Why Governance Matters When Managing a Lean Workforce
Successfully maintaining lower permanent headcount requires more than hiring contingent workers. Without strong governance, organizations may lose visibility into workforce spending, supplier performance, compliance obligations, and workforce planning. A growing contingent workforce should be managed with the same level of oversight as permanent employees.
Contingent workforce management provides the processes, technology, and governance needed to ensure external talent remains organized, compliant, and aligned with business objectives. Centralized reporting allows leadership to understand where contingent labor is being used, how workforce investments support operational goals, and whether staffing strategies continue to meet organizational needs.
When governance is strong, organizations gain the flexibility of contingent labor without sacrificing operational control. Instead of viewing contingent workers as separate from the business, leaders can manage all workforce resources through a unified strategy.
How Third Party Payrolling Supports a Lean Headcount Strategy
Many organizations already know who they want to hire but prefer not to add those individuals to their permanent payroll. Third party payrolling provides an effective solution by allowing companies to engage workers they have sourced themselves while outsourcing employment administration to a specialized workforce partner.
With third party payrolling, the organization maintains control over candidate selection and day to day work while the payroll provider manages onboarding, payroll processing, tax withholding, employment documentation, benefits administration where applicable, and ongoing compliance. This allows businesses to access the talent they need without increasing permanent employee count or expanding internal administrative responsibilities.

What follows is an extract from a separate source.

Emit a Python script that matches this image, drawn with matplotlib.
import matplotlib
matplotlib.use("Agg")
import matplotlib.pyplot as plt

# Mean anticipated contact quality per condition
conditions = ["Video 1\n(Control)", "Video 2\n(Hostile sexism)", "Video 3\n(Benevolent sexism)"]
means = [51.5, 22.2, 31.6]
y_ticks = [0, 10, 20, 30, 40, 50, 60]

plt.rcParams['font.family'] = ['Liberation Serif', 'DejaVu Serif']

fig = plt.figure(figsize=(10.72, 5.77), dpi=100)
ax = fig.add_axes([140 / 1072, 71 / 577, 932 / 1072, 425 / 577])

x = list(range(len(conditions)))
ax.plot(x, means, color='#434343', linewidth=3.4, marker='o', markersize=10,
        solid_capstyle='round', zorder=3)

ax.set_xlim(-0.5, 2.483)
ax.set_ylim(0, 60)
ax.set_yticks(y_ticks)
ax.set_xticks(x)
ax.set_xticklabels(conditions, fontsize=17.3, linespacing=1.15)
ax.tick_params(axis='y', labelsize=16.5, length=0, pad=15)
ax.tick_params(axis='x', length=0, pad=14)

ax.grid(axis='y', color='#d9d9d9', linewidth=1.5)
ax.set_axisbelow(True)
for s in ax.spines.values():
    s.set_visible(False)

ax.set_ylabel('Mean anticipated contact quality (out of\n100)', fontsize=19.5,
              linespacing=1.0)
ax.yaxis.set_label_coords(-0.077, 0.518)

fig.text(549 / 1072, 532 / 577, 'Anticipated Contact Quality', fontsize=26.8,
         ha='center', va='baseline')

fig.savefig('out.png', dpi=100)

For organizations that frequently identify talent through referrals, previous contractors, or direct sourcing initiatives, third party payrolling creates an efficient pathway for engaging workers quickly while supporting broader workforce management goals.
How TCWGlobal Helps Organizations Build a More Flexible Workforce
Maintaining a lean permanent workforce requires more than simply engaging contingent workers. Organizations need workforce visibility, consistent governance, compliance expertise, and reliable support to ensure external talent contributes to long term business success. The right workforce strategy balances flexibility with operational control so businesses can scale confidently as priorities evolve.

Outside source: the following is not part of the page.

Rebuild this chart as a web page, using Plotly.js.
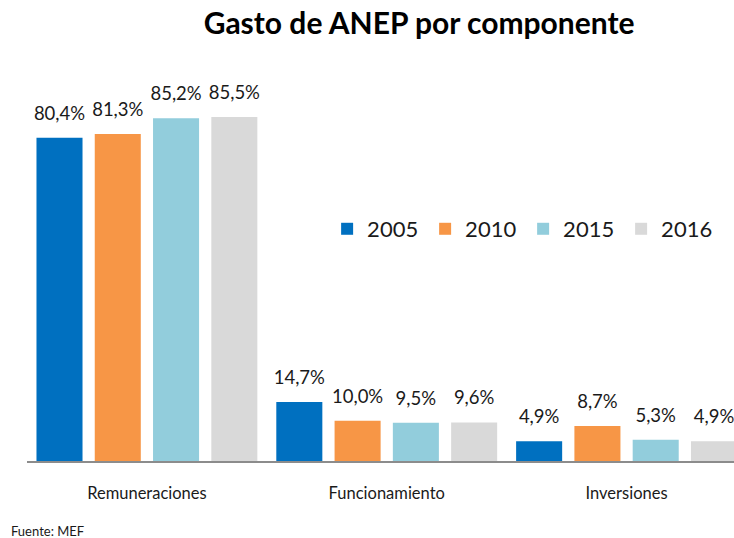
<!DOCTYPE html>
<html><head><meta charset="utf-8">
<script src="https://cdn.plot.ly/plotly-3.0.1.min.js"></script>
<style>html,body{margin:0;padding:0;background:#fff}</style>
</head><body>
<div id="chart" style="width:734px;height:538px"></div>
<script>
const categories = ["Remuneraciones", "Funcionamiento", "Inversiones"];
const years = ["2005", "2010", "2015", "2016"];
const v2005 = [80.4, 14.7, 4.9];
const v2010 = [81.3, 10.0, 8.7];
const v2015 = [85.2, 9.5, 5.3];
const v2016 = [85.5, 9.6, 4.9];
const seriesValues = [v2005, v2010, v2015, v2016];
const colors = ["#0070C0", "#F79646", "#92CDDC", "#D9D9D9"];

const FONT = "Lato, 'Open Sans', sans-serif";
const fmt = v => v.toFixed(1).replace(".", ",") + "%";

const traces = [];
years.forEach((y, i) => {
  traces.push({
    type: "bar", name: y, x: categories, y: seriesValues[i],
    marker: {color: colors[i]}, hoverinfo: "skip",
    offsetgroup: "b" + i, alignmentgroup: "bars"
  });
});
years.forEach((y, i) => {
  traces.push({
    type: "scatter", mode: "markers+text", showlegend: false, x: categories, y: seriesValues[i],
    orientation: "v", offsetgroup: "s" + i, alignmentgroup: "labels",
    text: seriesValues[i].map(fmt), textposition: "top center",
    marker: {size: 20, opacity: 0},
    textfont: {family: FONT, size: 18.5, color: "#1a1a1a"},
    cliponaxis: false, hoverinfo: "skip"
  });
});

const layout = {
  width: 734, height: 538,
  margin: {l: 27, r: 0, t: 60, b: 77},
  paper_bgcolor: "#fff", plot_bgcolor: "#fff",
  barmode: "group", scattermode: "group",
  bargap: 0.028, bargroupgap: 0.21, scattergap: 0.028,
  title: {text: "<b>Gasto de ANEP por componente</b>", font: {family: FONT, size: 30, color: "#000"},
          x: 0.571, xref: "container", xanchor: "center", y: 0.956, yref: "container", yanchor: "middle"},
  xaxis: {range: [-0.5, 2.448], showline: true, linecolor: "#8c8c8c", linewidth: 2,
          ticks: "", showgrid: false, zeroline: false, ticklabelstandoff: 16,
          tickfont: {family: FONT, size: 16.5, color: "#1a1a1a"}, fixedrange: true},
  yaxis: {range: [0, 99.7], visible: false, showgrid: false, zeroline: false, fixedrange: true},
  showlegend: true,
  legend: {orientation: "h", x: 0.4245, xanchor: "left", y: 0.5786, yanchor: "middle",
           font: {family: FONT, size: 22, color: "#1a1a1a"}, entrywidth: 53, bgcolor: "rgba(0,0,0,0)",
           traceorder: "normal"},
  annotations: [{text: "Fuente: MEF", xref: "paper", yref: "paper", x: -0.025, y: -0.174,
                 xanchor: "left", yanchor: "middle", showarrow: false,
                 font: {family: FONT, size: 13, color: "#1a1a1a"}}]
};
Plotly.newPlot("chart", traces, layout, {displayModeBar: false, staticPlot: true});
</script>
</body></html>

TCWGlobal helps organizations build that balance through managed service programs, third party payrolling, Employer of Record services, independent contractor compliance, and its proprietary StaffingNation platform. Whether an organization is supplementing permanent teams with specialized talent or building a comprehensive contingent workforce strategy, TCWGlobal provides the expertise and infrastructure needed to manage workforce growth efficiently.
Keeping permanent headcount low is not about doing more with fewer people. It is about building the right workforce for the work that needs to be accomplished. By combining permanent employees with a well managed contingent workforce, organizations gain the flexibility to grow, adapt, and pursue new opportunities without creating unnecessary long term commitments.